= AIM =
Your task is to copy every line of this material exactly.

[Start of ENTRIES SHOWN]

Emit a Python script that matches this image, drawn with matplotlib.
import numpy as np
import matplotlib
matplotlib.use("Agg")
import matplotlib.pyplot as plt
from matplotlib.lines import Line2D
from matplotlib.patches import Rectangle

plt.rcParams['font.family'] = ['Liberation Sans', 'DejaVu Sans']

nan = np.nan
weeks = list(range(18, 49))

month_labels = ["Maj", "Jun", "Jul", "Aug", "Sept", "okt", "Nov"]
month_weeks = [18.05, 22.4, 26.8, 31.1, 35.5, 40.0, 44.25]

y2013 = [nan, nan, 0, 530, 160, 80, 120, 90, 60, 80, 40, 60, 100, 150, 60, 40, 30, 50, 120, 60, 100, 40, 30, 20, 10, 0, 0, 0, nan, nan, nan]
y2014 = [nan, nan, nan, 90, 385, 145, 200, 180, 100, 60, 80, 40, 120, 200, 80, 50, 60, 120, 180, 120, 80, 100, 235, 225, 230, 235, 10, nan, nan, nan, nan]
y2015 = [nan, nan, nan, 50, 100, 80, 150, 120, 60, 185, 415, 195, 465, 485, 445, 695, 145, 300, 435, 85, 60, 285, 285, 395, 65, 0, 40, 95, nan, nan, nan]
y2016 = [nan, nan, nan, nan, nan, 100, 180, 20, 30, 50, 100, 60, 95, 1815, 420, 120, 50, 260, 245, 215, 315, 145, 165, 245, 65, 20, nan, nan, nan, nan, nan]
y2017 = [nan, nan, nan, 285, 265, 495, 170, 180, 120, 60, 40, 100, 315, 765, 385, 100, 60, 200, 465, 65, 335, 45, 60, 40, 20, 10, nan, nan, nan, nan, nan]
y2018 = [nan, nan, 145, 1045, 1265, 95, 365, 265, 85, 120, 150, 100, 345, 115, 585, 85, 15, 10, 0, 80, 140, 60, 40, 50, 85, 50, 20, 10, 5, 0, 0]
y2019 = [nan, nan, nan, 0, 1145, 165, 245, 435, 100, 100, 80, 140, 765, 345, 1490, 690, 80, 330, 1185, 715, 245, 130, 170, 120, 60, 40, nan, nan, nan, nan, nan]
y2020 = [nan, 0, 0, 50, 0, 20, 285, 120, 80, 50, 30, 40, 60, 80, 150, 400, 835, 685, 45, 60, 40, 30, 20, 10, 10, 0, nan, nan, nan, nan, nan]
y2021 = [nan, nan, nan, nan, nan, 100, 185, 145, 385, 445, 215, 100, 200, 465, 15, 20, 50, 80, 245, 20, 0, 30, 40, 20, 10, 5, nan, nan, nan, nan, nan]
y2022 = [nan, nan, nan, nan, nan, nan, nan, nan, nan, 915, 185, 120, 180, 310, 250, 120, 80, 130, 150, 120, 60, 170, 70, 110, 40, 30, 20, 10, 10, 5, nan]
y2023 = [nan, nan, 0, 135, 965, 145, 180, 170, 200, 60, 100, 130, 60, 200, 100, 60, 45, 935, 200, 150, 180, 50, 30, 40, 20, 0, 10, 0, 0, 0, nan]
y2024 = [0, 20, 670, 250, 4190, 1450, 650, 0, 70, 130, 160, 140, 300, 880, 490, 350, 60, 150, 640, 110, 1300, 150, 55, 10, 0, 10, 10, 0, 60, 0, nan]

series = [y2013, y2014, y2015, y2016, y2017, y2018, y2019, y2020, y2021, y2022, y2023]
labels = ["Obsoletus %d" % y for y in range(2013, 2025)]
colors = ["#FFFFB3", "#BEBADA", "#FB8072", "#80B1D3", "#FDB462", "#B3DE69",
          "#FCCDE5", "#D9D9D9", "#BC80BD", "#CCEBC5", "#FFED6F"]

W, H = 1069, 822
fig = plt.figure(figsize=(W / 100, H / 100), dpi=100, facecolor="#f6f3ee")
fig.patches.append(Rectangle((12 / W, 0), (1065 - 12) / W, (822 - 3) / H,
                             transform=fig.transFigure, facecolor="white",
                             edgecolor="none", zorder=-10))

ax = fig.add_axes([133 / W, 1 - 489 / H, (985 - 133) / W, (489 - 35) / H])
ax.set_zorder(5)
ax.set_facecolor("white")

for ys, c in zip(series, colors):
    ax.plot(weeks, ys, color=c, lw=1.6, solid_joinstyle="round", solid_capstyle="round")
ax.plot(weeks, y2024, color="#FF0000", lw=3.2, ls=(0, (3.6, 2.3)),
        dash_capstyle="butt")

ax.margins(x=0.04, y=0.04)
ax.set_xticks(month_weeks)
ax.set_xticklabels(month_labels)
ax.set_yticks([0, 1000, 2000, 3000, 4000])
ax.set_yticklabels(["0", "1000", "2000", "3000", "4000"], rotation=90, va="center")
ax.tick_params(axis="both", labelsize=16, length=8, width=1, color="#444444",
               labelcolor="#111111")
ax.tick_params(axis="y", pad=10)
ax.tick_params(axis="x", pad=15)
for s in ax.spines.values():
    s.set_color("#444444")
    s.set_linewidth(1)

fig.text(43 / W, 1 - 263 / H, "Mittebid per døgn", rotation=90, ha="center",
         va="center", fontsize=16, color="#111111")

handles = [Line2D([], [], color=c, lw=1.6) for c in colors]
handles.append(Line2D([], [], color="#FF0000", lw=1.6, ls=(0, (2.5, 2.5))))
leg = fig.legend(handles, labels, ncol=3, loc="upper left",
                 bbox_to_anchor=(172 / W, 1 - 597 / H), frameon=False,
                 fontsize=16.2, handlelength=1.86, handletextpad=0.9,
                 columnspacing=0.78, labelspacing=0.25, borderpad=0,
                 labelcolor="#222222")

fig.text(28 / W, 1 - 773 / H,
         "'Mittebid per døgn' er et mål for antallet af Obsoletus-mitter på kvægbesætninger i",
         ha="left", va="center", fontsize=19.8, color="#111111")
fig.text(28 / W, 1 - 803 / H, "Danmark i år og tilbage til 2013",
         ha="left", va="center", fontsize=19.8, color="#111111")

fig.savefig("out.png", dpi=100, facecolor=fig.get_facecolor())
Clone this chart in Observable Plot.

[End of ENTRIES SHOWN]

= CORRECT RESPONSE =
Emit a Python script that matches this image, drawn with matplotlib.
import numpy as np
import matplotlib
matplotlib.use("Agg")
import matplotlib.pyplot as plt
from matplotlib.lines import Line2D
from matplotlib.patches import Rectangle

plt.rcParams['font.family'] = ['Liberation Sans', 'DejaVu Sans']

nan = np.nan
weeks = list(range(18, 49))

month_labels = ["Maj", "Jun", "Jul", "Aug", "Sept", "okt", "Nov"]
month_weeks = [18.05, 22.4, 26.8, 31.1, 35.5, 40.0, 44.25]

y2013 = [nan, nan, 0, 530, 160, 80, 120, 90, 60, 80, 40, 60, 100, 150, 60, 40, 30, 50, 120, 60, 100, 40, 30, 20, 10, 0, 0, 0, nan, nan, nan]
y2014 = [nan, nan, nan, 90, 385, 145, 200, 180, 100, 60, 80, 40, 120, 200, 80, 50, 60, 120, 180, 120, 80, 100, 235, 225, 230, 235, 10, nan, nan, nan, nan]
y2015 = [nan, nan, nan, 50, 100, 80, 150, 120, 60, 185, 415, 195, 465, 485, 445, 695, 145, 300, 435, 85, 60, 285, 285, 395, 65, 0, 40, 95, nan, nan, nan]
y2016 = [nan, nan, nan, nan, nan, 100, 180, 20, 30, 50, 100, 60, 95, 1815, 420, 120, 50, 260, 245, 215, 315, 145, 165, 245, 65, 20, nan, nan, nan, nan, nan]
y2017 = [nan, nan, nan, 285, 265, 495, 170, 180, 120, 60, 40, 100, 315, 765, 385, 100, 60, 200, 465, 65, 335, 45, 60, 40, 20, 10, nan, nan, nan, nan, nan]
y2018 = [nan, nan, 145, 1045, 1265, 95, 365, 265, 85, 120, 150, 100, 345, 115, 585, 85, 15, 10, 0, 80, 140, 60, 40, 50, 85, 50, 20, 10, 5, 0, 0]
y2019 = [nan, nan, nan, 0, 1145, 165, 245, 435, 100, 100, 80, 140, 765, 345, 1490, 690, 80, 330, 1185, 715, 245, 130, 170, 120, 60, 40, nan, nan, nan, nan, nan]
y2020 = [nan, 0, 0, 50, 0, 20, 285, 120, 80, 50, 30, 40, 60, 80, 150, 400, 835, 685, 45, 60, 40, 30, 20, 10, 10, 0, nan, nan, nan, nan, nan]
y2021 = [nan, nan, nan, nan, nan, 100, 185, 145, 385, 445, 215, 100, 200, 465, 15, 20, 50, 80, 245, 20, 0, 30, 40, 20, 10, 5, nan, nan, nan, nan, nan]
y2022 = [nan, nan, nan, nan, nan, nan, nan, nan, nan, 915, 185, 120, 180, 310, 250, 120, 80, 130, 150, 120, 60, 170, 70, 110, 40, 30, 20, 10, 10, 5, nan]
y2023 = [nan, nan, 0, 135, 965, 145, 180, 170, 200, 60, 100, 130, 60, 200, 100, 60, 45, 935, 200, 150, 180, 50, 30, 40, 20, 0, 10, 0, 0, 0, nan]
y2024 = [0, 20, 670, 250, 4190, 1450, 650, 0, 70, 130, 160, 140, 300, 880, 490, 350, 60, 150, 640, 110, 1300, 150, 55, 10, 0, 10, 10, 0, 60, 0, nan]

series = [y2013, y2014, y2015, y2016, y2017, y2018, y2019, y2020, y2021, y2022, y2023]
labels = ["Obsoletus %d" % y for y in range(2013, 2025)]
colors = ["#FFFFB3", "#BEBADA", "#FB8072", "#80B1D3", "#FDB462", "#B3DE69",
          "#FCCDE5", "#D9D9D9", "#BC80BD", "#CCEBC5", "#FFED6F"]

W, H = 1069, 822
fig = plt.figure(figsize=(W / 100, H / 100), dpi=100, facecolor="#f6f3ee")
fig.patches.append(Rectangle((12 / W, 0), (1065 - 12) / W, (822 - 3) / H,
                             transform=fig.transFigure, facecolor="white",
                             edgecolor="none", zorder=-10))

ax = fig.add_axes([133 / W, 1 - 489 / H, (985 - 133) / W, (489 - 35) / H])
ax.set_zorder(5)
ax.set_facecolor("white")

for ys, c in zip(series, colors):
    ax.plot(weeks, ys, color=c, lw=1.6, solid_joinstyle="round", solid_capstyle="round")
ax.plot(weeks, y2024, color="#FF0000", lw=3.2, ls=(0, (3.6, 2.3)),
        dash_capstyle="butt")

ax.margins(x=0.04, y=0.04)
ax.set_xticks(month_weeks)
ax.set_xticklabels(month_labels)
ax.set_yticks([0, 1000, 2000, 3000, 4000])
ax.set_yticklabels(["0", "1000", "2000", "3000", "4000"], rotation=90, va="center")
ax.tick_params(axis="both", labelsize=16, length=8, width=1, color="#444444",
               labelcolor="#111111")
ax.tick_params(axis="y", pad=10)
ax.tick_params(axis="x", pad=15)
for s in ax.spines.values():
    s.set_color("#444444")
    s.set_linewidth(1)

fig.text(43 / W, 1 - 263 / H, "Mittebid per døgn", rotation=90, ha="center",
         va="center", fontsize=16, color="#111111")

handles = [Line2D([], [], color=c, lw=1.6) for c in colors]
handles.append(Line2D([], [], color="#FF0000", lw=1.6, ls=(0, (2.5, 2.5))))
leg = fig.legend(handles, labels, ncol=3, loc="upper left",
                 bbox_to_anchor=(172 / W, 1 - 597 / H), frameon=False,
                 fontsize=16.2, handlelength=1.86, handletextpad=0.9,
                 columnspacing=0.78, labelspacing=0.25, borderpad=0,
                 labelcolor="#222222")

fig.text(28 / W, 1 - 773 / H,
         "'Mittebid per døgn' er et mål for antallet af Obsoletus-mitter på kvægbesætninger i",
         ha="left", va="center", fontsize=19.8, color="#111111")
fig.text(28 / W, 1 - 803 / H, "Danmark i år og tilbage til 2013",
         ha="left", va="center", fontsize=19.8, color="#111111")

fig.savefig("out.png", dpi=100, facecolor=fig.get_facecolor())
Clone this chart in Observable Plot.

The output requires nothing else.